Print all of the lines exactly. Any picture among them stays out.

* Begin *

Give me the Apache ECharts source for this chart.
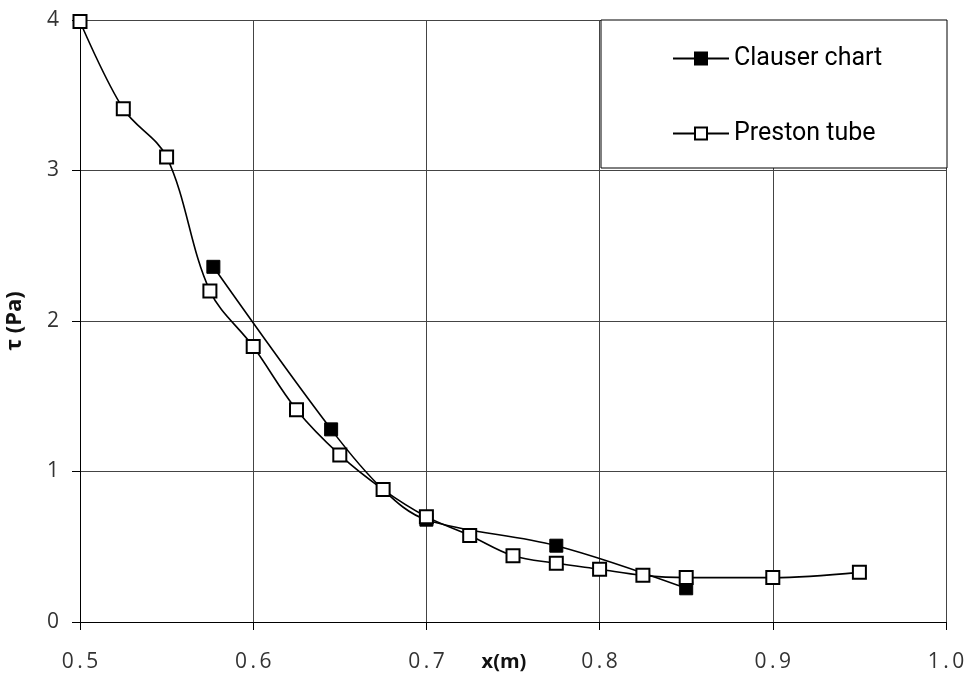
<!DOCTYPE html>
<html>
<head>
<meta charset="utf-8">
<title>Wall shear stress</title>
<script src="https://cdn.jsdelivr.net/npm/echarts@6.0.0/dist/echarts.min.js"></script>
<style>
  html, body { margin: 0; padding: 0; background: #fff; overflow: hidden; }
  #chart { width: 973px; height: 679px; }
</style>
</head>
<body>
<div id="chart"></div>
<script>
// Wall shear stress along the plate, two measurement methods
var prestonX = [0.5, 0.525, 0.55, 0.575, 0.6, 0.625, 0.65, 0.675, 0.7, 0.725, 0.75, 0.775, 0.8, 0.825, 0.85, 0.9, 0.95];
var prestonTau = [3.99, 3.41, 3.09, 2.20, 1.83, 1.41, 1.11, 0.88, 0.70, 0.575, 0.44, 0.39, 0.35, 0.31, 0.295, 0.295, 0.33];

var clauserX = [0.577, 0.645, 0.675, 0.70, 0.775, 0.85];
var clauserTau = [2.36, 1.28, 0.88, 0.68, 0.507, 0.224];

var seriesNames = ['Clauser chart', 'Preston tube'];

function pairs(xs, ys) {
  return xs.map(function (x, i) { return [x, ys[i]]; });
}

// spread tick label characters a little apart
function spaced(s) {
  return s.split('').join('\u2009');
}

var labelFont = '"Open Sans", "Liberation Sans", sans-serif';
var legendFont = 'Roboto, "Liberation Sans", sans-serif';

var chart = echarts.init(document.getElementById('chart'), null, { renderer: 'canvas' });

chart.setOption({
  animation: false,
  backgroundColor: '#ffffff',
  grid: {
    left: 80, right: 27, top: 20, bottom: 57,
    containLabel: false,
    outerBoundsMode: 'none'
  },
  xAxis: {
    type: 'value',
    min: 0.5, max: 1.0, interval: 0.1,
    name: 'x(m)',
    nameLocation: 'middle',
    nameGap: 30,
    nameMoveOverlap: false,
    nameTextStyle: { fontFamily: labelFont, fontWeight: 'bold', fontSize: 20, color: '#111', padding: [0, 18, 0, 0] },
    axisLine: { show: true, onZero: false, lineStyle: { color: '#000', width: 1 } },
    axisTick: { show: true, inside: false, length: 8, lineStyle: { color: '#000' } },
    axisLabel: {
      margin: 30, fontFamily: labelFont, fontSize: 21, color: '#333',
      formatter: function (v) { return spaced(v.toFixed(1)); }
    },
    splitLine: { show: true, lineStyle: { color: '#444', width: 1 } }
  },
  yAxis: {
    type: 'value',
    min: 0, max: 4, interval: 1,
    name: 'τ (Pa)',
    nameLocation: 'middle',
    nameGap: 54,
    nameMoveOverlap: false,
    nameTextStyle: { fontFamily: labelFont, fontWeight: 'bold', fontSize: 22, color: '#111' },
    axisLine: { show: true, lineStyle: { color: '#000', width: 1 } },
    axisTick: { show: true, inside: false, length: 8, lineStyle: { color: '#000' } },
    axisLabel: { margin: 21, fontFamily: labelFont, fontSize: 21, color: '#333' },
    splitLine: { show: true, lineStyle: { color: '#444', width: 1 } }
  },
  graphic: [{
    type: 'rect',
    z: 3,
    shape: { x: 601, y: 20, width: 346, height: 148 },
    style: { fill: '#ffffff', stroke: '#000', lineWidth: 1 }
  }],
  legend: {
    orient: 'vertical',
    left: 672,
    top: 46,
    padding: 0,
    itemWidth: 56,
    itemHeight: 15,
    itemGap: 50,
    z: 5,
    textStyle: { fontFamily: legendFont, fontSize: 25, color: '#000' },
    data: seriesNames
  },
  series: [
    {
      name: seriesNames[0],
      type: 'line',
      smooth: 0.35,
      data: pairs(clauserX, clauserTau),
      symbol: 'rect',
      symbolSize: 13,
      z: 2,
      lineStyle: { color: '#000', width: 1.6 },
      itemStyle: { color: '#000', borderColor: '#000', borderWidth: 1 }
    },
    {
      name: seriesNames[1],
      type: 'line',
      smooth: 0.35,
      data: pairs(prestonX, prestonTau),
      symbol: 'rect',
      symbolSize: 13,
      z: 3,
      lineStyle: { color: '#000', width: 1.6 },
      itemStyle: { color: '#fff', borderColor: '#000', borderWidth: 2 }
    }
  ]
});
</script>
</body>
</html>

* End *

▶ [RESULT OF THE EXERCISE]
Give me the Apache ECharts source for this chart.
<!DOCTYPE html>
<html>
<head>
<meta charset="utf-8">
<title>Wall shear stress</title>
<script src="https://cdn.jsdelivr.net/npm/echarts@6.0.0/dist/echarts.min.js"></script>
<style>
  html, body { margin: 0; padding: 0; background: #fff; overflow: hidden; }
  #chart { width: 973px; height: 679px; }
</style>
</head>
<body>
<div id="chart"></div>
<script>
// Wall shear stress along the plate, two measurement methods
var prestonX = [0.5, 0.525, 0.55, 0.575, 0.6, 0.625, 0.65, 0.675, 0.7, 0.725, 0.75, 0.775, 0.8, 0.825, 0.85, 0.9, 0.95];
var prestonTau = [3.99, 3.41, 3.09, 2.20, 1.83, 1.41, 1.11, 0.88, 0.70, 0.575, 0.44, 0.39, 0.35, 0.31, 0.295, 0.295, 0.33];

var clauserX = [0.577, 0.645, 0.675, 0.70, 0.775, 0.85];
var clauserTau = [2.36, 1.28, 0.88, 0.68, 0.507, 0.224];

var seriesNames = ['Clauser chart', 'Preston tube'];

function pairs(xs, ys) {
  return xs.map(function (x, i) { return [x, ys[i]]; });
}

// spread tick label characters a little apart
function spaced(s) {
  return s.split('').join('\u2009');
}

var labelFont = '"Open Sans", "Liberation Sans", sans-serif';
var legendFont = 'Roboto, "Liberation Sans", sans-serif';

var chart = echarts.init(document.getElementById('chart'), null, { renderer: 'canvas' });

chart.setOption({
  animation: false,
  backgroundColor: '#ffffff',
  grid: {
    left: 80, right: 27, top: 20, bottom: 57,
    containLabel: false,
    outerBoundsMode: 'none'
  },
  xAxis: {
    type: 'value',
    min: 0.5, max: 1.0, interval: 0.1,
    name: 'x(m)',
    nameLocation: 'middle',
    nameGap: 30,
    nameMoveOverlap: false,
    nameTextStyle: { fontFamily: labelFont, fontWeight: 'bold', fontSize: 20, color: '#111', padding: [0, 18, 0, 0] },
    axisLine: { show: true, onZero: false, lineStyle: { color: '#000', width: 1 } },
    axisTick: { show: true, inside: false, length: 8, lineStyle: { color: '#000' } },
    axisLabel: {
      margin: 30, fontFamily: labelFont, fontSize: 21, color: '#333',
      formatter: function (v) { return spaced(v.toFixed(1)); }
    },
    splitLine: { show: true, lineStyle: { color: '#444', width: 1 } }
  },
  yAxis: {
    type: 'value',
    min: 0, max: 4, interval: 1,
    name: 'τ (Pa)',
    nameLocation: 'middle',
    nameGap: 54,
    nameMoveOverlap: false,
    nameTextStyle: { fontFamily: labelFont, fontWeight: 'bold', fontSize: 22, color: '#111' },
    axisLine: { show: true, lineStyle: { color: '#000', width: 1 } },
    axisTick: { show: true, inside: false, length: 8, lineStyle: { color: '#000' } },
    axisLabel: { margin: 21, fontFamily: labelFont, fontSize: 21, color: '#333' },
    splitLine: { show: true, lineStyle: { color: '#444', width: 1 } }
  },
  graphic: [{
    type: 'rect',
    z: 3,
    shape: { x: 601, y: 20, width: 346, height: 148 },
    style: { fill: '#ffffff', stroke: '#000', lineWidth: 1 }
  }],
  legend: {
    orient: 'vertical',
    left: 672,
    top: 46,
    padding: 0,
    itemWidth: 56,
    itemHeight: 15,
    itemGap: 50,
    z: 5,
    textStyle: { fontFamily: legendFont, fontSize: 25, color: '#000' },
    data: seriesNames
  },
  series: [
    {
      name: seriesNames[0],
      type: 'line',
      smooth: 0.35,
      data: pairs(clauserX, clauserTau),
      symbol: 'rect',
      symbolSize: 13,
      z: 2,
      lineStyle: { color: '#000', width: 1.6 },
      itemStyle: { color: '#000', borderColor: '#000', borderWidth: 1 }
    },
    {
      name: seriesNames[1],
      type: 'line',
      smooth: 0.35,
      data: pairs(prestonX, prestonTau),
      symbol: 'rect',
      symbolSize: 13,
      z: 3,
      lineStyle: { color: '#000', width: 1.6 },
      itemStyle: { color: '#fff', borderColor: '#000', borderWidth: 2 }
    }
  ]
});
</script>
</body>
</html>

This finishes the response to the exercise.